Write the lines out again, from the top of the material to the line containing "import plotly.graph_objects as go", pictures excluded.

#### [Collected data]
....

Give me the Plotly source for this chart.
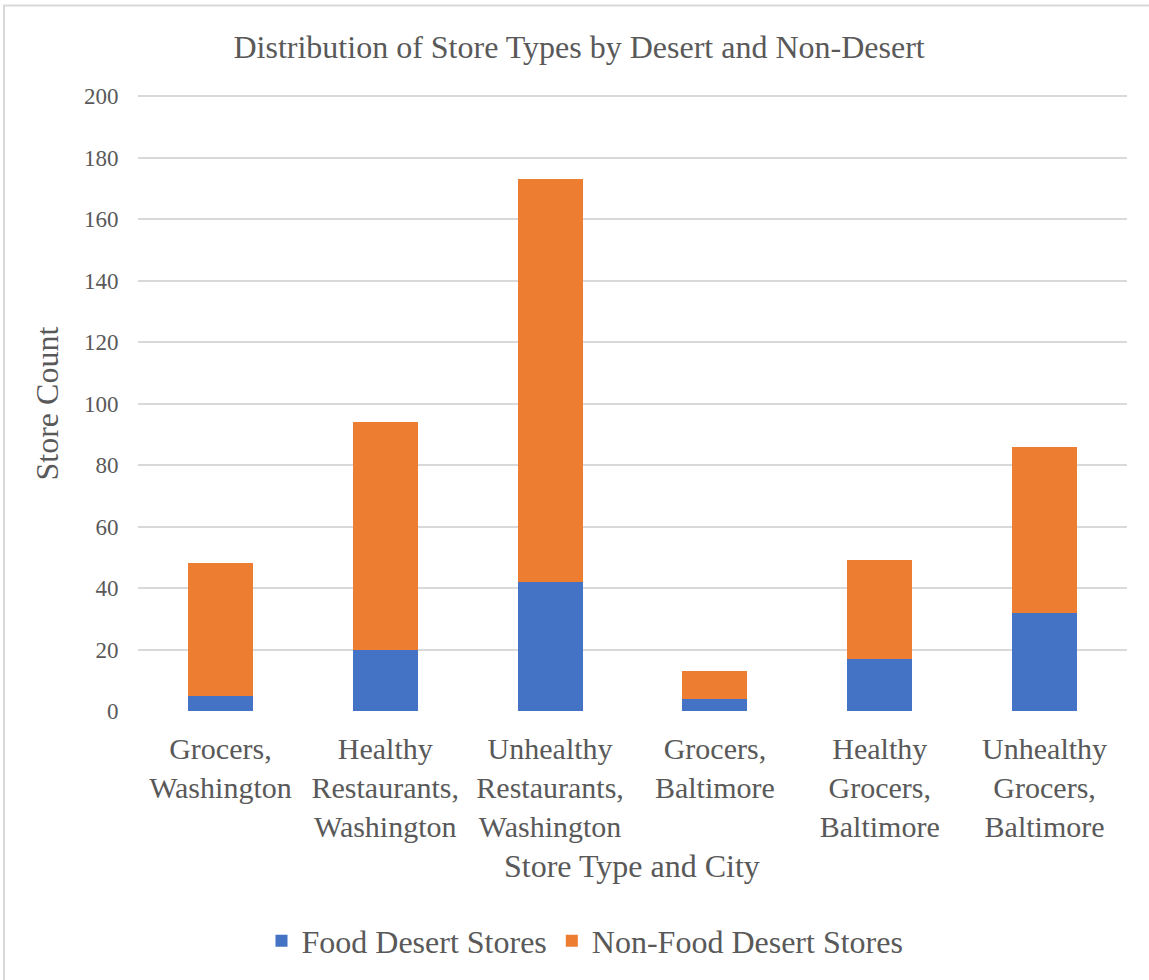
import plotly.graph_objects as go

categories = [
    "Grocers,<br>Washington",
    "Healthy<br>Restaurants,<br>Washington",
    "Unhealthy<br>Restaurants,<br>Washington",
    "Grocers,<br>Baltimore",
    "Healthy<br>Grocers,<br>Baltimore",
    "Unhealthy<br>Grocers,<br>Baltimore",
]
food_desert = [5, 20, 42, 4, 17, 32]
non_food_desert = [43, 74, 131, 9, 32, 54]
y_ticks = [0, 20, 40, 60, 80, 100, 120, 140, 160, 180, 200]

FONT = "Liberation Serif, Times New Roman, serif"
TXT = "#595959"

fig = go.Figure()
fig.add_trace(go.Bar(x=categories, y=food_desert, name="Food Desert Stores",
                     marker=dict(color="#4472C4", line=dict(width=0))))
fig.add_trace(go.Bar(x=categories, y=non_food_desert, name="Non-Food Desert Stores",
                     marker=dict(color="#ED7D31", line=dict(width=0))))

L, R, T, B = 138, 22, 95, 266
W, H = 1149, 980
pw, ph = W - L - R, H - T - B

fig.update_layout(
    width=W, height=H,
    barmode="stack",
    bargap=0.605,
    plot_bgcolor="white", paper_bgcolor="white",
    margin=dict(l=L, r=R, t=T, b=B),
    font=dict(family=FONT, color=TXT, size=24),
    title=dict(text="Distribution of Store Types by Desert and Non-Desert",
               x=0.504, xref="container", xanchor="center",
               y=1 - 47 / H, yref="container", yanchor="middle",
               font=dict(size=32, color=TXT, family=FONT)),
    legend=dict(orientation="h", x=(585 - L) / pw, xanchor="center",
                y=(H - B - 945) / ph, yanchor="middle",
                font=dict(size=32, color=TXT, family=FONT),
                itemwidth=30, traceorder="normal"),
    xaxis=dict(showgrid=False, showline=False, zeroline=False,
               tickfont=dict(size=30, color=TXT, family=FONT),
               ticks="outside", ticklen=11, tickcolor="rgba(0,0,0,0)"),
    yaxis=dict(range=[0, 200.4], tickvals=y_ticks, showgrid=True,
               gridcolor="#d9d9d9", gridwidth=1.5, zeroline=False,
               showline=False,
               tickfont=dict(size=23, color=TXT, family=FONT),
               ticks="outside", ticklen=14, tickcolor="rgba(0,0,0,0)"),
    annotations=[
        dict(text="Store Type and City", xref="paper", yref="paper",
             x=(632 - L) / pw, y=(H - B - 870) / ph, showarrow=False,
             xanchor="center", yanchor="middle",
             font=dict(size=32, color=TXT, family=FONT)),
        dict(text="Store Count", xref="paper", yref="paper",
             x=(47 - L) / pw, y=(H - B - 405) / ph, showarrow=False,
             xanchor="center", yanchor="middle", textangle=-90,
             font=dict(size=32, color=TXT, family=FONT)),
    ],
    shapes=[
        dict(type="rect", xref="paper", yref="paper",
             x0=(4 - L) / pw, x1=(1170 - L) / pw,
             y0=(H - B - 1000) / ph, y1=(H - B - 5) / ph,
             line=dict(color="#d9d9d9", width=2), fillcolor="rgba(0,0,0,0)",
             layer="below"),
    ],
)

fig.write_html("out.html")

....

#### [Exercise solution]
Give me the Plotly source for this chart.
import plotly.graph_objects as go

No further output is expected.